- **WHAT THE EXERCISE ASKS**: Nothing but the lines from the top of the data to the line holding "const wardTaxText = ['特', '別', '区', '税'];" should be printed, word for word and both ends included; leave the pictures out.

- **RAW DATA**:
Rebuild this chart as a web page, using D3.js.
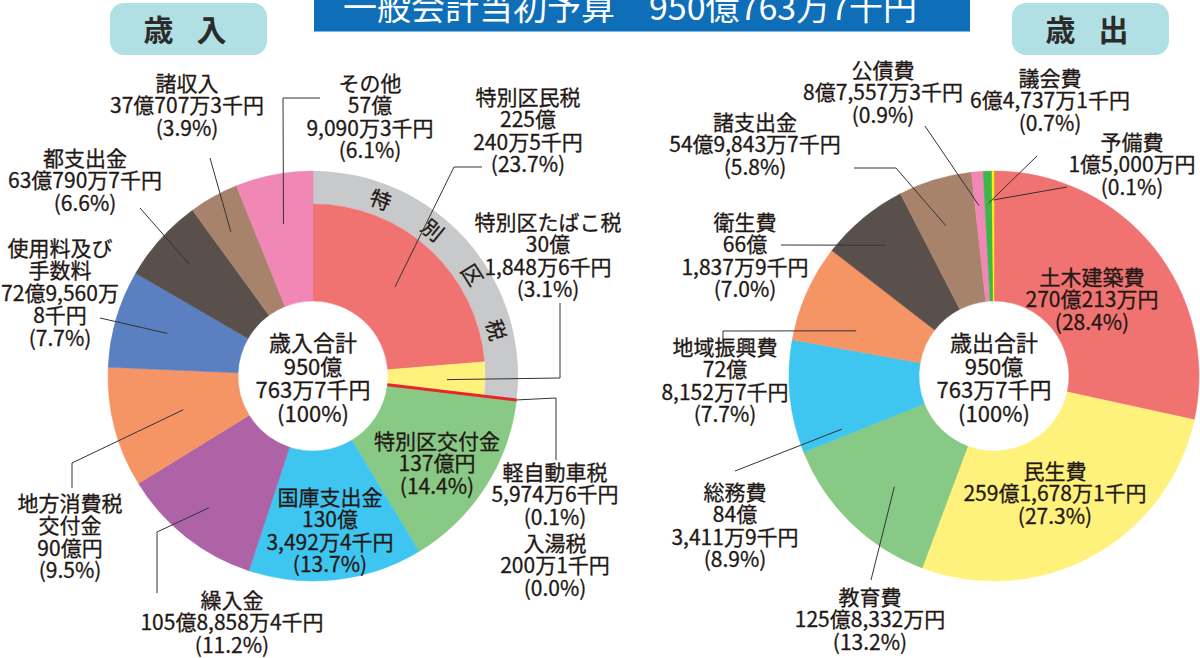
<!DOCTYPE html>
<html lang="ja">
<head>
<meta charset="UTF-8">
<title>一般会計当初予算</title>
<style>
  body { margin: 0; padding: 0; background: #fff; }
  svg text { font-family: "Noto Sans CJK JP", "Noto Sans", sans-serif; fill: #231815; }
  svg text.lbl { stroke: #231815; stroke-width: 0.3px; }
</style>
</head>
<body>
<div id="chart"></div>
<script src="https://cdn.jsdelivr.net/npm/d3@7"></script>
<script>
// 歳入 (単位: 千円)
const incomeNames = ['特別区民税', '特別区たばこ税', '軽自動車税', '入湯税', '特別区交付金', '国庫支出金',
  '繰入金', '地方消費税交付金', '使用料及び手数料', '都支出金', '諸収入', 'その他'];
const incomeValues = [22502405, 3018486, 59746, 2001, 13700000, 13034924,
  10588584, 9000000, 7295608, 6307907, 3707073, 5790903];
const incomeLabels = [
  ['特別区民税', '225億', '240万5千円', '(23.7%)'],
  ['特別区たばこ税', '30億', '1,848万6千円', '(3.1%)'],
  ['軽自動車税', '5,974万6千円', '(0.1%)'],
  ['入湯税', '200万1千円', '(0.0%)'],
  ['特別区交付金', '137億円', '(14.4%)'],
  ['国庫支出金', '130億', '3,492万4千円', '(13.7%)'],
  ['繰入金', '105億8,858万4千円', '(11.2%)'],
  ['地方消費税', '交付金', '90億円', '(9.5%)'],
  ['使用料及び', '手数料', '72億9,560万', '8千円', '(7.7%)'],
  ['都支出金', '63億790万7千円', '(6.6%)'],
  ['諸収入', '37億707万3千円', '(3.9%)'],
  ['その他', '57億', '9,090万3千円', '(6.1%)']
];
const wardTaxCount = 4; // 特別区税 = first 4 items
const wardTaxText = ['特', '別', '区', '税'];

// 歳出 (単位: 千円)
const expenseNames = ['土木建築費', '民生費', '教育費', '総務費', '地域振興費', '衛生費',
  '諸支出金', '公債費', '議会費', '予備費'];
const expenseValues = [27002130, 25916781, 12583320, 8434119, 7281527, 6618379,
  5498437, 875573, 647371, 150000];
const expenseLabels = [
  ['土木建築費', '270億213万円', '(28.4%)'],
  ['民生費', '259億1,678万1千円', '(27.3%)'],
  ['教育費', '125億8,332万円', '(13.2%)'],
  ['総務費', '84億', '3,411万9千円', '(8.9%)'],
  ['地域振興費', '72億', '8,152万7千円', '(7.7%)'],
  ['衛生費', '66億', '1,837万9千円', '(7.0%)'],
  ['諸支出金', '54億9,843万7千円', '(5.8%)'],
  ['公債費', '8億7,557万3千円', '(0.9%)'],
  ['議会費', '6億4,737万1千円', '(0.7%)'],
  ['予備費', '1億5,000万円', '(0.1%)']
];

const titleText = '一般会計当初予算　950億763万7千円';
const incomeTotal = ['歳入合計', '950億', '763万7千円', '(100%)'];
const expenseTotal = ['歳出合計', '950億', '763万7千円', '(100%)'];

const incomeColors = ['#f07371', '#fff27c', '#e8262a', '#e8262a', '#88c985', '#3ec6f1',
  '#ae63a6', '#f59566', '#5b80c1', '#5a504b', '#a8836c', '#f087b5'];
const expenseColors = ['#f07371', '#fff27c', '#88c985', '#3ec6f1', '#f59566', '#5a504b',
  '#a8836c', '#f087b5', '#3db54a', '#fff200'];

// layout
const W = 1200, H = 658;
const R = 205, R_IN = 75, R_WARD = 172;
const leftC = [313, 376], rightC = [994, 376];

// label placement: [centre x, first line centre y], leader: [t within slice, radius, ...elbow points]
const incomeLayout = [
  { at: [528, 97], lead: [0.5, 121, [454, 167], [482, 167]] },
  { at: [548, 222], lead: [0.55, 134, [560, 378], [560, 303]] },
  { at: [555, 472], lead: [0.0, R, [556, 398], [556, 460]] },
  { at: [555, 543] },
  { at: [437, 441] },
  { at: [330, 497] },
  { at: [232, 600], lead: [0.5, 168, [157, 532], [157, 593]] },
  { at: [70, 503], lead: [0.5, 134, [72, 463], [72, 488]] },
  { at: [60, 248], lead: [0.5, 152, [100, 318]] },
  { at: [85, 158], lead: [0.5, 166, [140, 208]] },
  { at: [187, 83], lead: [0.45, 166, [210, 158]] },
  { at: [370, 83], lead: [0.5, 155, [283, 98], [320, 98]] }
];
const expenseLayout = [
  { at: [1092, 277] },
  { at: [1055, 471] },
  { at: [870, 597], lead: [0.45, 149, [871, 580]] },
  { at: [735, 492], lead: [0.08, 161, [735, 471]] },
  { at: [725, 347], lead: [0.29, 145, [723, 331], [723, 343]] },
  { at: [745, 222], lead: [0.5, 170, [781, 245]] },
  { at: [755, 122], lead: [0.45, 158, [896, 168], [854, 168]] },
  { at: [883, 70], lead: [0.4, 171, [925, 126]] },
  { at: [1050, 78], lead: [0.5, 173, [1037, 156]] },
  { at: [1132, 142], lead: [0.5, 176, [1067, 187]] }
];

const svg = d3.select('#chart').append('svg')
  .attr('width', W)
  .attr('height', H);

function polar(c, a, r) {
  return [c[0] + r * Math.sin(a), c[1] - r * Math.cos(a)];
}

function textBlock(lines, x, y, size) {
  lines.forEach((s, i) => {
    svg.append('text')
      .attr('class', 'lbl')
      .attr('x', x)
      .attr('y', y + i * (size + 1.5))
      .attr('dy', '0.37em')
      .attr('text-anchor', 'middle')
      .attr('font-size', size)
      .text(s);
  });
}

const pie = d3.pie().sort(null).value(d => d);

function donut(c, values, colors, outer) {
  const arcs = pie(values);
  const g = svg.append('g').attr('transform', `translate(${c})`);
  g.selectAll('path.slice')
    .data(arcs)
    .join('path')
    .attr('class', 'slice')
    .attr('d', d => d3.arc().innerRadius(R_IN).outerRadius(outer(d))(d))
    .attr('fill', (d, i) => colors[i])
    .attr('stroke', (d, i) => colors[i])
    .attr('stroke-width', 0.5);
  return arcs;
}

function leaders(c, arcs, layout) {
  layout.forEach((l, i) => {
    if (!l.lead) return;
    const [t, r, ...pts] = l.lead;
    const a = arcs[i].startAngle + t * (arcs[i].endAngle - arcs[i].startAngle);
    const p = [polar(c, a, r)].concat(pts);
    svg.append('path')
      .attr('d', d3.line()(p))
      .attr('fill', 'none')
      .attr('stroke', '#333')
      .attr('stroke-width', 1);
  });
}

// ---- 歳入 ----
const inArcs = pie(incomeValues);
svg.append('path')
  .attr('transform', `translate(${leftC})`)
  .attr('d', d3.arc().innerRadius(R_WARD).outerRadius(R)({
    startAngle: inArcs[0].startAngle,
    endAngle: inArcs[wardTaxCount - 1].endAngle
  }))
  .attr('fill', '#c8c9cb');
donut(leftC, incomeValues, incomeColors, d => d.index < wardTaxCount ? R_WARD : R);

// 軽自動車税・入湯税 (ごく小さいので赤線で表示)
const kA = inArcs[2].startAngle;
svg.append('line')
  .attr('x1', polar(leftC, kA, R_IN)[0]).attr('y1', polar(leftC, kA, R_IN)[1])
  .attr('x2', polar(leftC, kA, R)[0]).attr('y2', polar(leftC, kA, R)[1])
  .attr('stroke', '#e8262a')
  .attr('stroke-width', 3);

// 特別区税 ring text
const wardSpan = inArcs[wardTaxCount - 1].endAngle - inArcs[0].startAngle;
wardTaxText.forEach((ch, i) => {
  const a = inArcs[0].startAngle + wardSpan * (i + 1.15) / 5.3;
  const p = polar(leftC, a, (R + R_WARD) / 2);
  svg.append('text')
    .attr('class', 'lbl')
    .attr('transform', `translate(${p}) rotate(${a * 180 / Math.PI})`)
    .attr('dy', '0.37em')
    .attr('text-anchor', 'middle')
    .attr('font-size', 21)
    .text(ch);
});

leaders(leftC, inArcs, incomeLayout);
incomeLayout.forEach((l, i) => textBlock(incomeLabels[i], l.at[0], l.at[1], 21));
textBlock(incomeTotal, leftC[0], 343, 22);

// ---- 歳出 ----
const exArcs = donut(rightC, expenseValues, expenseColors, () => R);
leaders(rightC, exArcs, expenseLayout);
expenseLayout.forEach((l, i) => textBlock(expenseLabels[i], l.at[0], l.at[1], 21));
textBlock(expenseTotal, rightC[0], 343, 22);

// ---- title & headers ----
svg.append('rect')
  .attr('x', 314).attr('y', -2)
  .attr('width', 656).attr('height', 33)
  .attr('fill', '#0e6eb8');
svg.append('line')
  .attr('x1', 314).attr('x2', 970)
  .attr('y1', 31.5).attr('y2', 31.5)
  .attr('stroke', '#7fb6e0');
svg.append('text')
  .attr('x', 343).attr('y', 20)
  .attr('font-size', 34)
  .style('fill', '#fff')
  .text(titleText);

[['歳 入', 110], ['歳 出', 1012]].forEach(([s, x]) => {
  svg.append('rect')
    .attr('x', x).attr('y', 3)
    .attr('width', 157).attr('height', 52)
    .attr('rx', 14)
    .attr('fill', '#b0dfe4');
  svg.append('text')
    .attr('x', x + 79).attr('y', 41)
    .attr('text-anchor', 'middle')
    .attr('font-size', 30)
    .attr('font-weight', 'bold')
    .attr('letter-spacing', 8)
    .style('fill', '#2b2b2b')
    .text(s);
});
</script>
</body>
</html>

- **OUTPUT FOR THIS EXERCISE**:
Rebuild this chart as a web page, using D3.js.
<!DOCTYPE html>
<html lang="ja">
<head>
<meta charset="UTF-8">
<title>一般会計当初予算</title>
<style>
  body { margin: 0; padding: 0; background: #fff; }
  svg text { font-family: "Noto Sans CJK JP", "Noto Sans", sans-serif; fill: #231815; }
  svg text.lbl { stroke: #231815; stroke-width: 0.3px; }
</style>
</head>
<body>
<div id="chart"></div>
<script src="https://cdn.jsdelivr.net/npm/d3@7"></script>
<script>
// 歳入 (単位: 千円)
const incomeNames = ['特別区民税', '特別区たばこ税', '軽自動車税', '入湯税', '特別区交付金', '国庫支出金',
  '繰入金', '地方消費税交付金', '使用料及び手数料', '都支出金', '諸収入', 'その他'];
const incomeValues = [22502405, 3018486, 59746, 2001, 13700000, 13034924,
  10588584, 9000000, 7295608, 6307907, 3707073, 5790903];
const incomeLabels = [
  ['特別区民税', '225億', '240万5千円', '(23.7%)'],
  ['特別区たばこ税', '30億', '1,848万6千円', '(3.1%)'],
  ['軽自動車税', '5,974万6千円', '(0.1%)'],
  ['入湯税', '200万1千円', '(0.0%)'],
  ['特別区交付金', '137億円', '(14.4%)'],
  ['国庫支出金', '130億', '3,492万4千円', '(13.7%)'],
  ['繰入金', '105億8,858万4千円', '(11.2%)'],
  ['地方消費税', '交付金', '90億円', '(9.5%)'],
  ['使用料及び', '手数料', '72億9,560万', '8千円', '(7.7%)'],
  ['都支出金', '63億790万7千円', '(6.6%)'],
  ['諸収入', '37億707万3千円', '(3.9%)'],
  ['その他', '57億', '9,090万3千円', '(6.1%)']
];
const wardTaxCount = 4; // 特別区税 = first 4 items
const wardTaxText = ['特', '別', '区', '税'];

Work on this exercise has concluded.